Sejak era Reformasi, Indonesia telah menggelar empat kali pemilu. Namun, pemilu ke lima tahun 2019, khususnya, pemilu presiden (pilpres) mempunyai konstelasi politik yang lebih menyita perhatian publik. Sebagaimana diketahui, dalam kedua kalinya Joko Widodo (Jokowi) kembali berhadapan dengan Prabowo Subianto, head
to head, guna memperebutkan kursi presiden. Secara sederhana demokrasi sendiri dapat dimaknai sebagai ‘pemerintahan dari rakyat, oleh rakyat, dan untuk rakyat’. Tetapi, guna mewujudkan makna tersebut tidaklah mudah dikarenakan demokrasi perlu adanya proses panjang serta tahapan-tahapan penting yang harus dilewati, seperti proses konsolidasi demokrasi. Seperti yang dikatakan Laurence Whitehead (1989), konsolidasi
demokrasi adalah salah satu sarana untuk meningkatkan secara prinsip komitmen seluruh lapisan masyarakat pada aturan main demokrasi. Dalam konteks Indonesia, proses demokrasi yang berlangsung dan dipengaruhi beberapa faktor, misal budaya politik, perilaku aktor serta kekuatan-kekuatan politik. Proses demokrasi (demokratisasi) ini berlangsung relatif dinamis, khususnya sejak pemilu 1999. Dinamikanya, bahkan semakin pesat dan semarak setelah pelaksanaan
pemilu presiden secara langsung sejak 2004 dan pemilihan kepala daerah (pilkada) secara langsung sejak 2005.

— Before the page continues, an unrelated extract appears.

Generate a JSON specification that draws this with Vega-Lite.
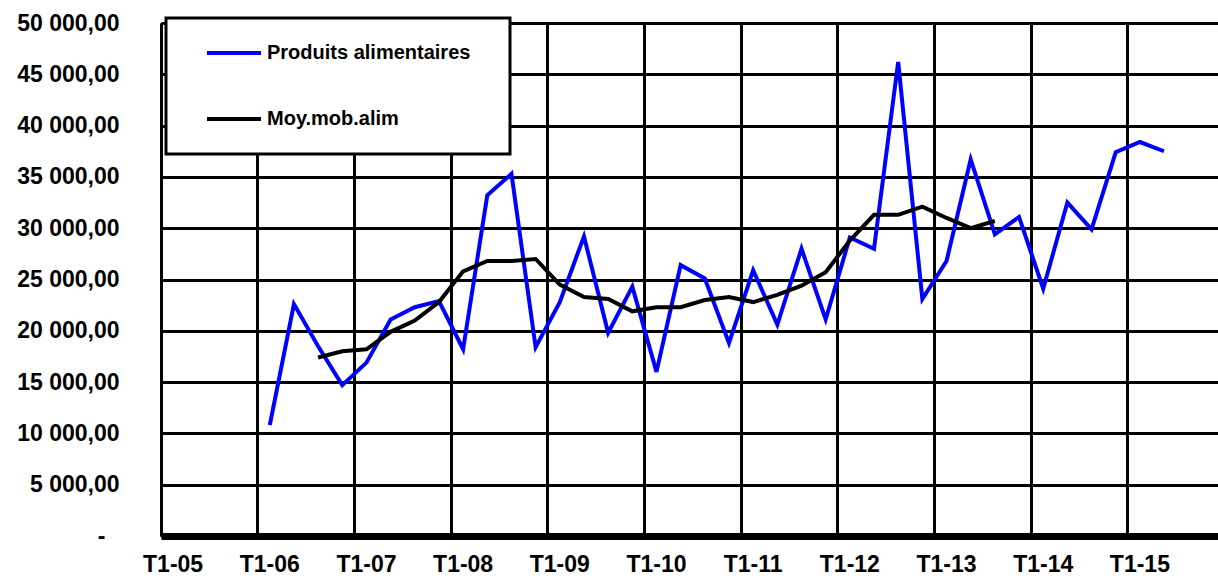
{
  "$schema": "https://vega.github.io/schema/vega-lite/v6.json",
  "width": 1057,
  "height": 513,
  "autosize": {"type": "none"},
  "padding": {"left": 161, "top": 23, "right": 0, "bottom": 40},
  "background": "white",
  "config": {
    "font": "Liberation Sans",
    "view": {"stroke": null},
    "locale": {"number": {"decimal": ",", "thousands": "\u00a0", "grouping": [3], "currency": ["", "\u00a0€"]}}
  },
  "data": {
    "values": [
      {"t": "T1-06", "s": "Produits alimentaires", "v": 10800},
      {"t": "T2-06", "s": "Produits alimentaires", "v": 22600},
      {"t": "T3-06", "s": "Produits alimentaires", "v": 18500},
      {"t": "T4-06", "s": "Produits alimentaires", "v": 14700},
      {"t": "T1-07", "s": "Produits alimentaires", "v": 16900},
      {"t": "T2-07", "s": "Produits alimentaires", "v": 21100},
      {"t": "T3-07", "s": "Produits alimentaires", "v": 22300},
      {"t": "T4-07", "s": "Produits alimentaires", "v": 22900},
      {"t": "T1-08", "s": "Produits alimentaires", "v": 18200},
      {"t": "T2-08", "s": "Produits alimentaires", "v": 33200},
      {"t": "T3-08", "s": "Produits alimentaires", "v": 35300},
      {"t": "T4-08", "s": "Produits alimentaires", "v": 18400},
      {"t": "T1-09", "s": "Produits alimentaires", "v": 22800},
      {"t": "T2-09", "s": "Produits alimentaires", "v": 29200},
      {"t": "T3-09", "s": "Produits alimentaires", "v": 19800},
      {"t": "T4-09", "s": "Produits alimentaires", "v": 24300},
      {"t": "T1-10", "s": "Produits alimentaires", "v": 16000},
      {"t": "T2-10", "s": "Produits alimentaires", "v": 26400},
      {"t": "T3-10", "s": "Produits alimentaires", "v": 25100},
      {"t": "T4-10", "s": "Produits alimentaires", "v": 18800},
      {"t": "T1-11", "s": "Produits alimentaires", "v": 25900},
      {"t": "T2-11", "s": "Produits alimentaires", "v": 20600},
      {"t": "T3-11", "s": "Produits alimentaires", "v": 28000},
      {"t": "T4-11", "s": "Produits alimentaires", "v": 21100},
      {"t": "T1-12", "s": "Produits alimentaires", "v": 29100},
      {"t": "T2-12", "s": "Produits alimentaires", "v": 28000},
      {"t": "T3-12", "s": "Produits alimentaires", "v": 46200},
      {"t": "T4-12", "s": "Produits alimentaires", "v": 23100},
      {"t": "T1-13", "s": "Produits alimentaires", "v": 26800},
      {"t": "T2-13", "s": "Produits alimentaires", "v": 36700},
      {"t": "T3-13", "s": "Produits alimentaires", "v": 29400},
      {"t": "T4-13", "s": "Produits alimentaires", "v": 31100},
      {"t": "T1-14", "s": "Produits alimentaires", "v": 24100},
      {"t": "T2-14", "s": "Produits alimentaires", "v": 32500},
      {"t": "T3-14", "s": "Produits alimentaires", "v": 29900},
      {"t": "T4-14", "s": "Produits alimentaires", "v": 37400},
      {"t": "T1-15", "s": "Produits alimentaires", "v": 38400},
      {"t": "T2-15", "s": "Produits alimentaires", "v": 37500},
      {"t": "T3-06", "s": "Moy.mob.alim", "v": 17400},
      {"t": "T4-06", "s": "Moy.mob.alim", "v": 18000},
      {"t": "T1-07", "s": "Moy.mob.alim", "v": 18200},
      {"t": "T2-07", "s": "Moy.mob.alim", "v": 19900},
      {"t": "T3-07", "s": "Moy.mob.alim", "v": 21000},
      {"t": "T4-07", "s": "Moy.mob.alim", "v": 22800},
      {"t": "T1-08", "s": "Moy.mob.alim", "v": 25800},
      {"t": "T2-08", "s": "Moy.mob.alim", "v": 26800},
      {"t": "T3-08", "s": "Moy.mob.alim", "v": 26800},
      {"t": "T4-08", "s": "Moy.mob.alim", "v": 27000},
      {"t": "T1-09", "s": "Moy.mob.alim", "v": 24500},
      {"t": "T2-09", "s": "Moy.mob.alim", "v": 23300},
      {"t": "T3-09", "s": "Moy.mob.alim", "v": 23100},
      {"t": "T4-09", "s": "Moy.mob.alim", "v": 21900},
      {"t": "T1-10", "s": "Moy.mob.alim", "v": 22300},
      {"t": "T2-10", "s": "Moy.mob.alim", "v": 22300},
      {"t": "T3-10", "s": "Moy.mob.alim", "v": 23000},
      {"t": "T4-10", "s": "Moy.mob.alim", "v": 23300},
      {"t": "T1-11", "s": "Moy.mob.alim", "v": 22800},
      {"t": "T2-11", "s": "Moy.mob.alim", "v": 23500},
      {"t": "T3-11", "s": "Moy.mob.alim", "v": 24400},
      {"t": "T4-11", "s": "Moy.mob.alim", "v": 25700},
      {"t": "T1-12", "s": "Moy.mob.alim", "v": 28800},
      {"t": "T2-12", "s": "Moy.mob.alim", "v": 31300},
      {"t": "T3-12", "s": "Moy.mob.alim", "v": 31300},
      {"t": "T4-12", "s": "Moy.mob.alim", "v": 32100},
      {"t": "T1-13", "s": "Moy.mob.alim", "v": 31000},
      {"t": "T2-13", "s": "Moy.mob.alim", "v": 30000},
      {"t": "T3-13", "s": "Moy.mob.alim", "v": 30700}
    ]
  },
  "mark": {"type": "line", "strokeWidth": 4},
  "encoding": {
    "x": {
      "field": "t",
      "type": "ordinal",
      "sort": null,
      "scale": {
        "type": "band",
        "domain": ["T1-05","T2-05","T3-05","T4-05","T1-06","T2-06","T3-06","T4-06","T1-07","T2-07","T3-07","T4-07","T1-08","T2-08","T3-08","T4-08","T1-09","T2-09","T3-09","T4-09","T1-10","T2-10","T3-10","T4-10","T1-11","T2-11","T3-11","T4-11","T1-12","T2-12","T3-12","T4-12","T1-13","T2-13","T3-13","T4-13","T1-14","T2-14","T3-14","T4-14","T1-15","T2-15"],
        "paddingInner": 0,
        "paddingOuter": 0.866,
        "align": 0
      },
      "axis": {
        "title": null,
        "values": ["T1-05","T1-06","T1-07","T1-08","T1-09","T1-10","T1-11","T1-12","T1-13","T1-14","T1-15"],
        "bandPosition": 0,
        "grid": true,
        "gridColor": "black",
        "gridWidth": 3,
        "gridOpacity": 1,
        "domainColor": "black",
        "domainWidth": 7,
        "ticks": false,
        "labelFontSize": 23,
        "labelFontWeight": "bold",
        "labelColor": "black",
        "labelPadding": 17,
        "labelDx": 12,
        "labelAngle": 0,
        "labelAlign": "center",
        "labelBaseline": "top"
      }
    },
    "y": {
      "field": "v",
      "type": "quantitative",
      "scale": {"domain": [0, 50000], "nice": false},
      "axis": {
        "title": null,
        "values": [0, 5000, 10000, 15000, 20000, 25000, 30000, 35000, 40000, 45000, 50000],
        "format": ",.2f",
        "labelExpr": "datum.value == 0 ? '-' : datum.label",
        "grid": true,
        "gridColor": "black",
        "gridWidth": 3,
        "gridOpacity": 1,
        "domainColor": "black",
        "domainWidth": 3,
        "ticks": false,
        "labelFontSize": 23,
        "labelFontWeight": "bold",
        "labelColor": "black",
        "labelPadding": {"condition": {"test": "datum.value == 0", "value": 56}, "value": 42}
      }
    },
    "color": {
      "field": "s",
      "type": "nominal",
      "scale": {"domain": ["Produits alimentaires", "Moy.mob.alim"], "range": ["#0000ff", "#000000"]},
      "legend": {
        "title": "\u00a0",
        "titleOrient": "right",
        "titleOpacity": 0,
        "titlePadding": 30,
        "titleFontSize": 20,
        "orient": "none",
        "legendX": 5,
        "legendY": -5,
        "padding": 10,
        "strokeColor": "black",
        "fillColor": "white",
        "symbolType": "stroke",
        "symbolSize": 2916,
        "symbolStrokeWidth": 4,
        "symbolOffset": 29,
        "labelOffset": 4,
        "labelFontSize": 20,
        "labelFontWeight": "bold",
        "labelColor": "black",
        "labelLimit": 400,
        "clipHeight": 50,
        "rowPadding": 16,
        "encode": {"legend": {"update": {"strokeWidth": {"value": 3}}}}
      }
    }
  }
}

Pemilu Presiden 2019 dan Masalahnya
Sebagai pilar utama demokrasi yakni pemilu merupakan sarana dan juga momentum terbaik bagi rakyat, khususnya, guna menyalurkan aspirasi politiknya, memilih wakil-wakil terbaiknya di lembaga legislatif serta presiden/wakil presidennya secara damai. Keberhasilan penyelenggaraan pemilu (pemilu legislatif, pemilihan kepala daerah dan pemilihan presiden) dan pelembagaan sistem demokrasi mensyaratkan kemampuan bangsa untuk mengelola politik dan pemerintahan sesuai amanat para pendiri bangsa. Meskipun hak-hak politik dan kebebasan sipil telah dijamin oleh konstitusi serta partisipasi politik masyarakat semakin luas, di tataran empirik pemilu masih
belum mampu membawa rakyat Indonesia benar-benar berdaulat. Proses pendalaman demokrasi/konslidasi demokrasi memerlukan peran penting stakeholders terkait pemilu dan juga elemen-elemen kekuatan lainnya seperti civil society, elite/aktor, media massa dan medsos serta lembaga survey. Independensi, kedewasaan dan
partisipasi kekuatan-kekuatan sosial (societal forces) tersebut sangat diperlukan. Civil society, misalnya, perlu tetap kritis dalam mengawal pemilu dan hasilnya. Media massa bisa menjadi pemasok berita yang obyektif dan melakukan kontrol sosial yang berpihak pada rakyat. Sampai kini Indonesia mampu melaksanakan
pemilu yang aman dan juga damai. Pemilu 2019 yang kompleks, dengan tingkat kerumitan yang cukup tinggi dan hasilnya yang dipersoalkan
menjadi pelajaran yang sangat berharga. Pemilu yang berkualitas memerlukan parpol dan koalisi parpol yang juga berkualitas. Ini penting karena pemilu tidak hanya merupakan sarana suksesi kepemimpinan yang aspiratif, adil dan damai, tapi juga menjadi taruhan bagi ketahanan sosial rakyat dan eksistensi NKRI. Tantangan yang cukup besar dalam menjalani pemilu serentak 2019 membuat konsolidasi demokrasi yang berkualitas sulit terbangun. Nilai-nilai demokrasi dalam pilpres tak cukup dikedepankan. Sebagai negara demokrasi nomor 4 terbesar di dunia, Indonesia tampaknya belum mampu memperlihatkan dirinya sebagai negara yang menjalankan demokrasi substantif.